Reason being, is that while you are working on the business of paying down your debt and/or bulking up your savings, you are carrying on the business of living your life. Your budget may or may not be working well, according to what is going on around you.
Things Change. So can Your Budget
One of the key ingredients to budgetary success is flexibility.
Recognize that there is often a difference between practice and theory. What may have seemed like a good idea on paper may not translate well (or bring you the results that you’d hoped for).
The important thing is to be open to change. Making adjustments is not admission of failure in planning. It is recognition that budget-setting (and its eventual success) is a fluid entity.
Rapid Fire Quiz
Take a good hard look at the plan you’ve laid out for yourself and ask yourself all kinds of questions. Is your budget working? Do your spending allocations make sense? Maybe you’ve been too rigid.
Have things changed, in terms of income? Maybe something has changed in your work situation? Have you come into unexpected money and/or spending?
Tracking Well
What kind of success have you had with tracking your expenses and spending? Maybe you’d left something out, or did not accurately record it, and thus are experiencing a shortfall on a regular basis- which is contributing to the vicious cycle of keeping budgetary success at bay.

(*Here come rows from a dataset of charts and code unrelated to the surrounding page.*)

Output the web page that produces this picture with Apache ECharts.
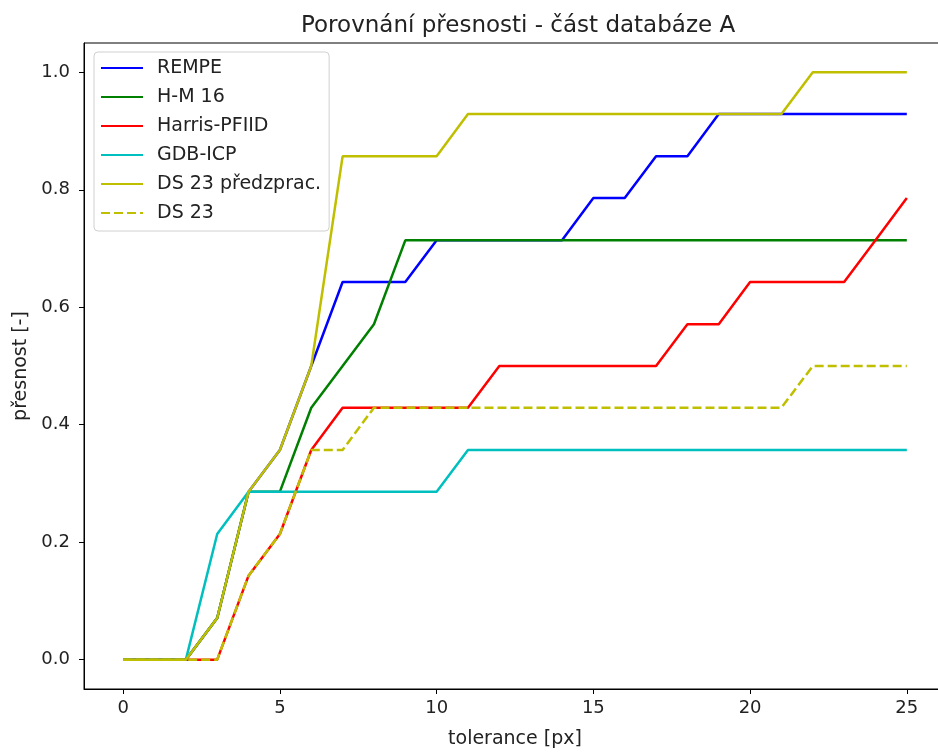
<!DOCTYPE html>
<html style="height: 100%">
<head>
    <meta charset="utf-8">
    <title>Porovnání přesnosti - část databáze A</title>
</head>
<body style="height: 100%; margin: 0; background: #fff; overflow: hidden;">
<!-- the plot frame runs past the right edge of the window, as in the original -->
<div id="container" style="width: 960px; height: 754px"></div>
<script src="https://cdn.jsdelivr.net/npm/echarts@6/dist/echarts.min.js"></script>
<script type="text/javascript">

    // tolerance [px]
    var tolerance = [0, 1, 2, 3, 4, 5, 6, 7, 8, 9, 10, 11, 12, 13, 14, 15, 16, 17, 18, 19, 20, 21, 22, 23, 24, 25];

    var rempe = [0, 0, 0, 0.071, 0.286, 0.357, 0.5, 0.643, 0.643, 0.643, 0.714, 0.714, 0.714, 0.714, 0.714,
        0.786, 0.786, 0.857, 0.857, 0.929, 0.929, 0.929, 0.929, 0.929, 0.929, 0.929];
    var hm16 = [0, 0, 0, 0.071, 0.286, 0.286, 0.429, 0.5, 0.571, 0.714, 0.714, 0.714, 0.714, 0.714, 0.714,
        0.714, 0.714, 0.714, 0.714, 0.714, 0.714, 0.714, 0.714, 0.714, 0.714, 0.714];
    var harris = [0, 0, 0, 0, 0.143, 0.214, 0.357, 0.429, 0.429, 0.429, 0.429, 0.429, 0.5, 0.5, 0.5,
        0.5, 0.5, 0.5, 0.571, 0.571, 0.643, 0.643, 0.643, 0.643, 0.714, 0.786];
    var gdbicp = [0, 0, 0, 0.214, 0.286, 0.286, 0.286, 0.286, 0.286, 0.286, 0.286, 0.357, 0.357, 0.357, 0.357,
        0.357, 0.357, 0.357, 0.357, 0.357, 0.357, 0.357, 0.357, 0.357, 0.357, 0.357];
    var ds23pre = [0, 0, 0, 0.071, 0.286, 0.357, 0.5, 0.857, 0.857, 0.857, 0.857, 0.929, 0.929, 0.929, 0.929,
        0.929, 0.929, 0.929, 0.929, 0.929, 0.929, 0.929, 1.0, 1.0, 1.0, 1.0];
    var ds23 = [0, 0, 0, 0, 0.143, 0.214, 0.357, 0.357, 0.429, 0.429, 0.429, 0.429, 0.429, 0.429, 0.429,
        0.429, 0.429, 0.429, 0.429, 0.429, 0.429, 0.429, 0.5, 0.5, 0.5, 0.5];

    var xTicks = [0, 5, 10, 15, 20, 25];
    var yTicks = [0, 0.2, 0.4, 0.6, 0.8, 1.0];

    var font = 'DejaVu Sans';

    function pairs(values) {
        return tolerance.map(function (t, i) {
            return [t, values[i]];
        });
    }

    function line(name, values, color, dashed) {
        return {
            name: name,
            type: 'line',
            data: pairs(values),
            symbol: 'none',
            animation: false,
            lineStyle: {
                color: color,
                width: 2.5,
                type: dashed ? [9, 4] : 'solid'
            },
            itemStyle: {color: color}
        };
    }

    var dom = document.getElementById("container");
    var myChart = echarts.init(dom);
    var option = {
        backgroundColor: '#fff',
        title: {
            text: 'Porovnání přesnosti - část databáze A',
            left: 296,
            top: 10,
            textStyle: {fontFamily: font, fontSize: 23, fontWeight: 'normal', color: '#222'}
        },
        legend: {
            orient: 'vertical',
            left: 94,
            top: 52,
            padding: [6, 8, 8, 6],
            itemWidth: 42,
            itemHeight: 20,
            itemGap: 9,
            itemStyle: {opacity: 0},
            backgroundColor: 'rgba(255,255,255,0.8)',
            borderColor: '#d0d0d0',
            borderWidth: 1,
            borderRadius: 4,
            textStyle: {fontFamily: font, fontSize: 19, lineHeight: 20, color: '#222', padding: [0, 0, 0, 9]},
            data: ['REMPE', 'H-M 16', 'Harris-PFIID', 'GDB-ICP', 'DS 23 předzprac.', 'DS 23']
        },
        grid: {
            left: 84,
            top: 43,
            width: 862,
            height: 648,
            show: true,
            borderColor: '#000',
            borderWidth: 1,
            backgroundColor: 'transparent'
        },
        xAxis: {
            type: 'value',
            min: -1.25,
            max: 26.25,
            name: 'tolerance [px]',
            nameLocation: 'middle',
            nameGap: 41,
            nameTextStyle: {fontFamily: font, fontSize: 19, color: '#222'},
            axisLine: {show: true, onZero: false, lineStyle: {color: '#000', width: 1}},
            axisTick: {show: true, length: 5, customValues: xTicks, lineStyle: {color: '#000'}},
            axisLabel: {
                customValues: xTicks,
                margin: 10,
                fontFamily: font, fontSize: 18, color: '#222'
            },
            splitLine: {show: false}
        },
        yAxis: {
            type: 'value',
            min: -0.05,
            max: 1.05,
            name: 'přesnost [-]',
            nameLocation: 'middle',
            nameGap: 50,
            nameTextStyle: {fontFamily: font, fontSize: 19, color: '#222'},
            axisLine: {show: true, onZero: false, lineStyle: {color: '#000', width: 1}},
            axisTick: {show: true, length: 5, customValues: yTicks, lineStyle: {color: '#000'}},
            axisLabel: {
                customValues: yTicks,
                margin: 14,
                fontFamily: font, fontSize: 18, color: '#222',
                formatter: function (v) { return v.toFixed(1); }
            },
            splitLine: {show: false}
        },
        series: [
            line('REMPE', rempe, '#0000ff', false),
            line('H-M 16', hm16, '#008000', false),
            line('Harris-PFIID', harris, '#ff0000', false),
            line('GDB-ICP', gdbicp, '#00bfbf', false),
            line('DS 23 předzprac.', ds23pre, '#bfbf00', false),
            line('DS 23', ds23, '#bfbf00', true)
        ]
    };
    myChart.setOption(option, true);

</script>
</body>
</html>
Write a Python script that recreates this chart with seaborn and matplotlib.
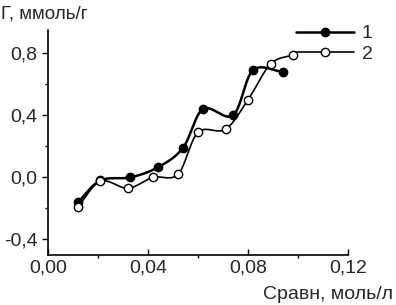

Now is the time to see if you’ve hit the mark- and to see where you can improve specifically. Go line by line. Maybe you’ve underestimated your spending. Maybe you’ve not been able to sock away some emergency money- and have run into an emergency.
Whatever the case, have an honest look- and be proactive in making changes.
Align Your Goals with Your Daily Life
The danger with setting up too lofty a budget is that you are constantly going to run into trouble in the execution. You may be focusing too much on the long-term goal and not on daily practice. While your aspirations may be admirable, you may struggle to reach them, which may make you feel like a failure unnecessarily.
Tweak, tweak, tweak and amend your goals as necessary. While it may push your timeline out a little bit, you will still get there- and the stress of doing so will be alleviated.
Short Game vs. Long Game?
Speaking of goals, don’t always have your eyes way out on the horizon. Set shorter term goals, say for each quarter (like right around now, when you are revisiting the budget).
Instead of “I want to pay my debt down entirely”, for your shorter term goals, you could say, ‘I want to have a whole month of successful spending (i.e. stick to plan)” or “I plan to pay down this specific, smaller part of my debt,” or “I would like to save 10 percent of my income every month for this quarter.”
These little milestones contribute to the positive end result.